Violation d’un règlement municipal : le pouvoir discrétionnaire de la Cour supérieure en matière de droit acquis
Par
Sophie Lecomte
Avocate
Dans
l’affaire Lac-du-Cerf (Municipalité de) c. Ménard, 2016 QCCS 4616, la Cour
supérieure est saisie par la demanderesse d’une demande en démolition d’un
chalet au motif que les défendeurs n’ont pas effectué les travaux de
construction en conformité avec le permis de rénovation qui leur a été délivré.
La
Cour doit décider si, en vertu des règlements applicables et du permis émis,
les défendeurs ont conservé leurs droits acquis à un chalet implanté en partie
dans la zone riveraine malgré la démolition de plus de 50% des murs du
rez-de-chaussée.
Faits
Le
chalet est dans la famille des défendeurs (ci-après : « les Propriétaires ») depuis
les années 50.
En
2012, les Propriétaires sont confrontés à la problématique de sa rénovation ou
de sa reconstruction.
Le
26 avril 2013, ils rencontrent la demanderesse (ci-après : « la Municipalité »)

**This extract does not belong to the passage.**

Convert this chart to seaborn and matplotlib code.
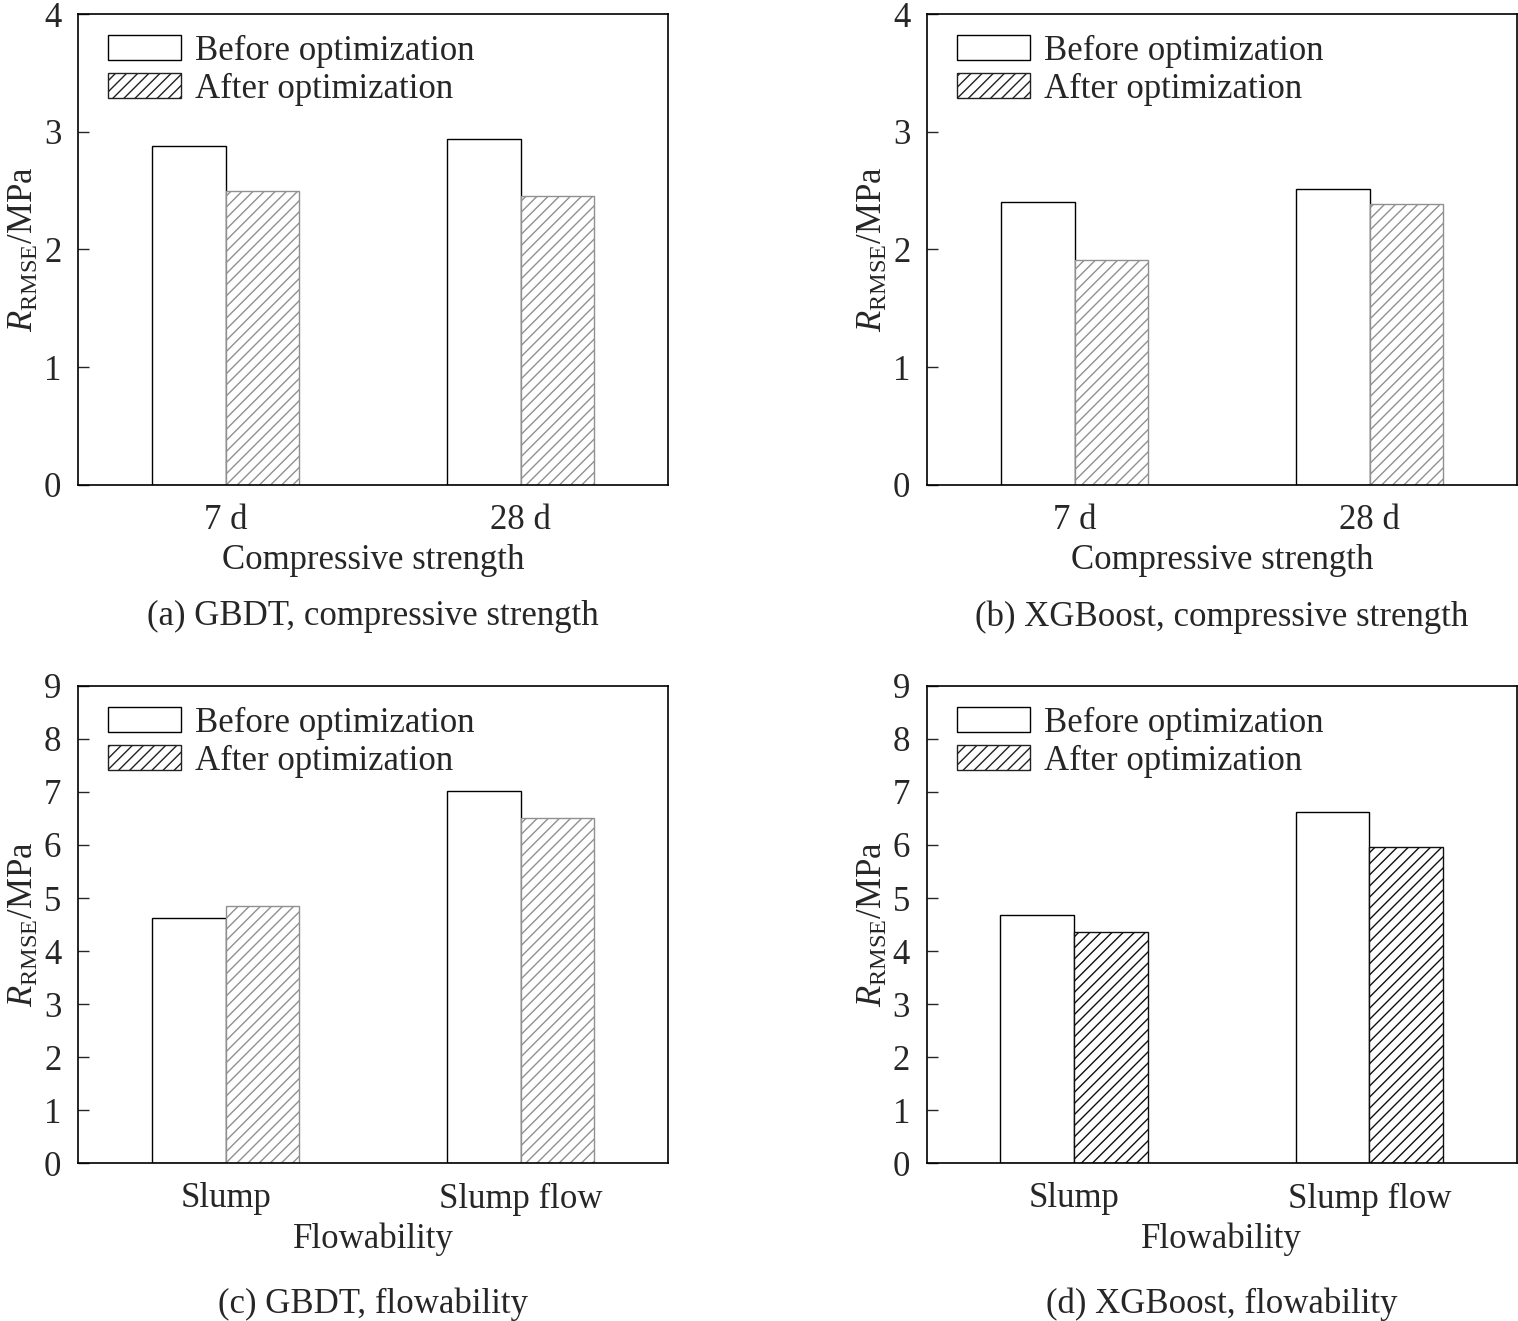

pour le lancement d’un projet de rénovation.
Le
6 mai 2013, l’Inspecteur en bâtiment de la Municipalité (ci-après : « l’Inspecteur
») leur délivre un permis de rénovation. Pourtant, avant cette date, les Propriétaires
effectuent des travaux de construction sans permis et sans avoir pris contact avec
la Municipalité à ce sujet.
Le
17 mai 2013, la Municipalité émet un avis d’infraction dans lequel elle
souligne la perte de droits acquis pour construire dans la bande riveraine (vu
la démolition de plus de 50% des murs).
En
conséquence, la dalle de béton et tout autre composante du bâtiment ne peuvent
être construits qu’à 20 mètres de la rive.
Décision et analyse
La
Cour supérieure vient tout d’abord se pencher sur la question du permis de
rénovation qui est cœur du litige.
En
l’espèce, elle constate que les Propriétaires ont non seulement commencé les
travaux avant l’émission du permis, mais ils ont aussi pris l’initiative par la
suite de détruire les murs en bois du chalet, de remplacer une partie du
plancher de bois et de faire couler une dalle en béton sans que ces travaux ne
soient indiqués au permis de rénovation.
La
Cour doit décider si les Propriétaires ont conservé leurs droits acquis à un
chalet implanté en partie dans la zone riveraine de 20 mètres malgré la
démolition de plus de 50% des murs du rez-de-chaussée en vertu des règlements
applicables et du permis émis. Elle répond par la négative, condamne le
comportement blâmable des Propriétaires et précise que le permis de rénovation
délivré indiquait explicitement cette condition.
[146]
Tout ceci pour dire que la démolition de plus de 50% des murs mène
irrémédiablement à la perte des droits acquis en vertu du règlement de zonage
de la Municipalité.
[147] La prétention des défenderesses que les
murs ont été « démontés » et « remontés » et qu’ils n’ont pas été démolis ne
tient pas la route. Ces murs qui constituaient les assises des droits acquis
n’existent plus. Il n’en reste que des planches décoratives appliquées à
l’intérieur de la nouvelle structure.
[148]
Sur ce point, le Tribunal retient les autorités déposées par la Municipalité.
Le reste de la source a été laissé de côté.